Physical Floorplan

pccx v002 physical floorplan

Figure 2 Figure 2. Physical floorplan of pccx v002. L2 cache occupies the center and feeds activations to the GEMV/SFU banks placed symmetrically above and below, as well as to the systolic arrays on the right.

1. Symmetric Placement Strategy

The defining physical feature of pccx v002 is the centered shared L2 cache flanked by symmetric compute slices.

  • Central L2 cache: placed at the geometric center of the floorplan so that the upper and lower slices reach activations with identical latency.

  • Upper / lower slices: each slice holds two 32×1 GEMV cores (four in total across both slices) plus the per-core L1 and constant caches. During decoding the two slices can run in parallel on different batches, heads, or multi-query streams. The SFU is a single instance sited between the two slices so the direct GEMV↔SFU FIFO stays short for both halves.

  • Right-side systolic array: a 32×32 GEMM core (cascade split at row 16 into two 32×16 sub-chains) handles the heavy GEMMs of the prefill stage.

2. Bus Structure

Bus

Purpose

WEIGHT BUS

Broadcasts weights from the Weight Buffer into the pipeline registers of the GEMM / GEMV cores. A pipeline register (Pipeline REG - WEIGHT BUS) sits immediately before each bank to relax timing.

ACTIVATION BUS

Connects the L2 cache to GEMV / SFU / systolic array. Runs on the vertical axis from the central L2, distributing up and down with bidirectional read/write.

AXI DMA HP Port [2, 3]

Upper and lower slices each own an independent HP port and stream weights from host DDR4. Effective bandwidth is 256 bit/clk @ 250 MHz.

3. Cache Bank Layout

Each slice’s caches are split by function.

Cache

Purpose

Description

L1 Cache

Core-local

Direct access for GEMV operations. Private to each core.

Constant Cache

Constants

Stores ISA shape/size pointers, weight scale factors, etc. Preloaded by MEMSET.

L2 Cache

Shared (central)

Activations, KV cache, intermediate results. Accessible concurrently from both slices.

Weight Buffer

Weight stream

Circular queue that temporarily holds INT4 weights streamed from the HP ports.

4. Physical Design Considerations

4.1 Routing Symmetry

Wire lengths between L2 and each slice are matched to keep activation latency identical on both sides. This is a prerequisite for the software stack to schedule symmetric work partitioning across the two slices.

4.2 Concentrated DSP Slices

Most of KV260’s 1,248 DSP48E2 slices are packed into the right-side systolic array region. The GEMV and SFU banks keep DSP usage minimal by favoring LUT / BRAM-based arithmetic.

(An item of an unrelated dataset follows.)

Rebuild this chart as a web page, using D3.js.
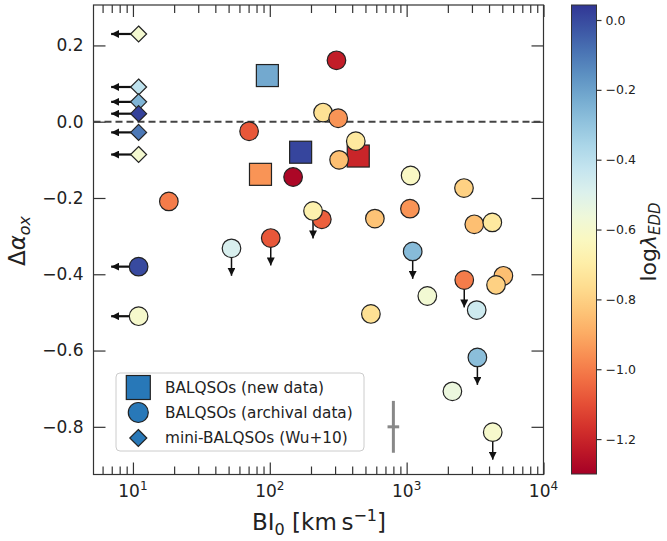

Exact placement will be updated in the Implementation section once post-synthesis results are available.

4.3 BRAM / URAM Allocation

  • L2 Cache: URAM-based (~50 of 64 blocks; 1.75 MB total).

  • L1 / Constant Cache: BRAM-based (~140 of 144 blocks).

  • Weight Buffer: URAM-based FIFO (4 × 4096-deep; one per HP port).

Note

Resource usage scales with generate parameters. For the recommended KV260 configuration see Target Hardware: Xilinx Kria KV260.